Coronavirus bringt Chinas Wirtschaft ins Wanken

Neueste Wirtschaftsdaten zeigen, dass neben Chinas Industrie auch der Dienstleistungssektor stark betroffen ist – ein klares Zeichen für die umfassenden Auswirkungen der Coronavirus-Epidemie auf die Wirtschaft. In den vergangenen zwei Monaten verzeichnete China einen Exportrückgang um 17,2 Prozent und verzeichnet damit ein Defizit von insgesamt 7,1 Mrd. USD. Einen solchen Einbruch hatte es zuletzt in der globalen Finanzkrise 2007/2008 gegeben. Im Februar war zudem der Caixin/Markit Purchasing Manager’s Index für Dienstleistungen im Vergleich zum Vormonat von 51,8 auf 26,5 Punkte gefallen. Seine Talfahrt wird als Zeichen dafür gewertet, dass das Dienstleistungsgewerbe schrumpft. Es war das erste Mal seit 2005, dass der Index auf unter 50 Punkte fiel.

Die chinesische Regierung versucht, das Finanzsystem mit frischer Geldzufuhr zu stützen und hat weitere Maßnahmen zur Wiederbelebung der Wirtschaft ergriffen. So erhielten High-Tech-Unternehmen in Wuhan eine Sondergenehmigung für die Aussetzung von Quarantänerichtlinien, um den Betrieb fortsetzen zu können, und das Ministerium für Ökologie und Umwelt (MEE) hat mehrere Unternehmen von Umweltprüfungen vor Ort befreit. Lokale Regierungen haben außerdem Ziele für den Mindest-Stromverbrauch in Unternehmen gesetzt, um die Realwirtschaft wieder in Schwung zu bringen. Berichten zufolge erfüllen jedoch einige Unternehmen diese Ziele, indem sie Maschinen in Fabriken einschalten, die mit unzureichend Personal besetzt sind oder gar nichts produzieren.

Die wirtschaftlichen Auswirkungen der Krise werden vermutlich noch länger zu spüren sein und die Fähigkeit der Regierung, wirtschaftliche Aktivitäten wirksam zu steuern, auf die Probe stellen.

Im Profil

Wie der Hongkonger Buchhändler die chinesische Staatsbürgerschaft erhielt und zu zehn Jahren Gefängnis verurteilt wurde

Zehn Jahre Gefängnis in China für einen Schweden, der aus Sicht der chinesischen Behörden kein Schwede mehr ist. Gui Minhai (桂敏海), einer von fünf 2015 erstmals verschwundenen Hongkonger Buchhändlern, war im Januar zum wiederholten Male in Gewahrsam genommen worden. Am 25. Februar verurteilte ihn das Mittlere Volksgericht Ningbo in der gleichnamigen ostchinesischen Stadt zu zehn Jahren Haft.

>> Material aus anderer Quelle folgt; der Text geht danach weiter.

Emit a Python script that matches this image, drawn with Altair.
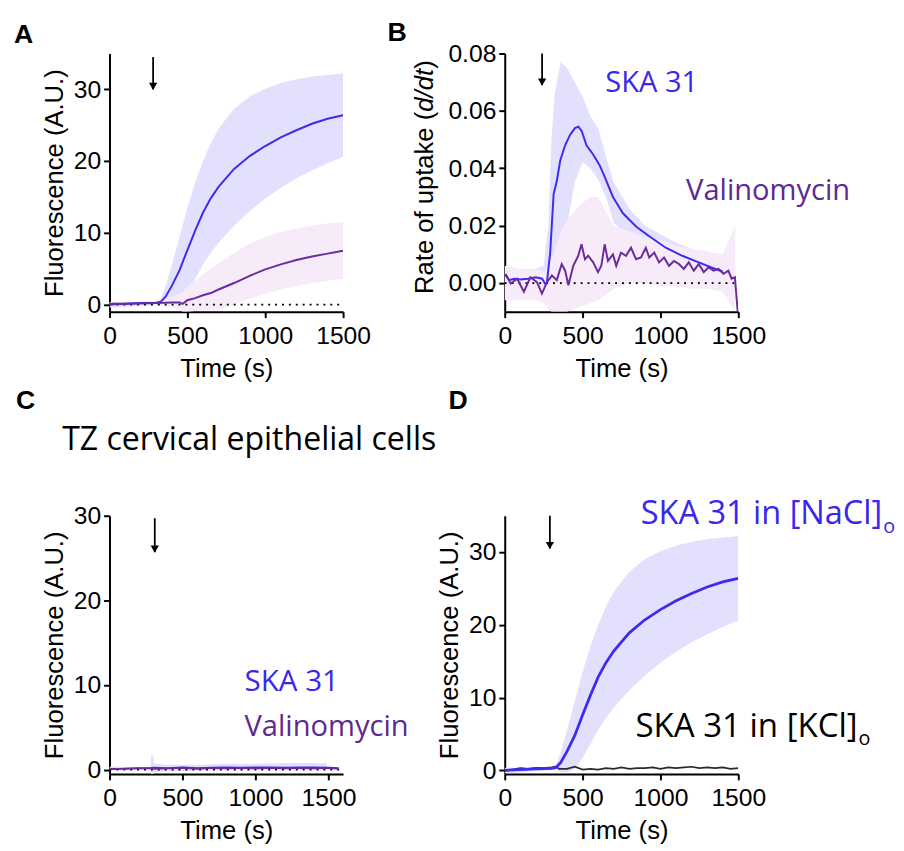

Erstmals war Gui 2015 in Thailand verschwunden. Die chinesische Regierung begründete die Verhaftung des Buchhändlers, der in Hongkong Bücher publizierte, die in China verboten sind, damit, dass er zwölf Jahre zuvor unter Alkoholeinfluss einen Verkehrsunfall verursacht habe. Dabei sei eine Frau ums Leben gekommen. 2017 wurde Gui wieder freigelassen, jedoch ohne Bekanntgabe seines Aufenthaltsorts. Während der Haft hatte Gui in einem – augenscheinlich erzwungenen - Videogeständnis seine Rückkehr nach China als freiwillig bezeichnet und sich die Einmischung schwedischer Institutionen verbeten.

Im Februar 2018 wurde der damals 54-Jährige von Polizisten gewaltsam aus einem Zug entführt, als er in Begleitung von zwei schwedischen Diplomaten unterwegs nach Beijing war, und erneut inhaftiert. Wenig später machte die chinesische Regierung bekannt, dass Gui in Haft die Rückerlangung der chinesischen Staatsbürgerschaft beantragt habe und gewillt sei, die schwedische aufzugeben. Die Anklage lautete: Weitergabe geheimer Informationen ans Ausland. Bei der Verurteilung im Februar dieses Jahres wurde dieselbe Begründung angeführt - ohne dass ein konkreter Anlass bekannt geworden wäre. Das schwedische Außenministerium teilte derweil mit, dass “die schwedische Staatsbürgerschaft nur nach Überprüfung durch die schwedische Amt für Migration aufgegeben werden kann.”

Der Fall zeigt, dass die chinesische Regierung sich weder scheut, gegen ausländische Staatsbürger auf chinesischem Territorium vorzugehen, noch sie zu repatriieren, um ihnen den Prozess machen zu können. Schweden ringt weiterhin mit dem intransparenten Vorgehen der chinesischen Behörden und setzt sich für Gui Minhai ein. Die Verleihung eines Preises an Gui Minhai im November vergangenen Jahres hatte die Beziehungen zwischen Beijing und Stockholm in eine tiefe Krise gestürzt.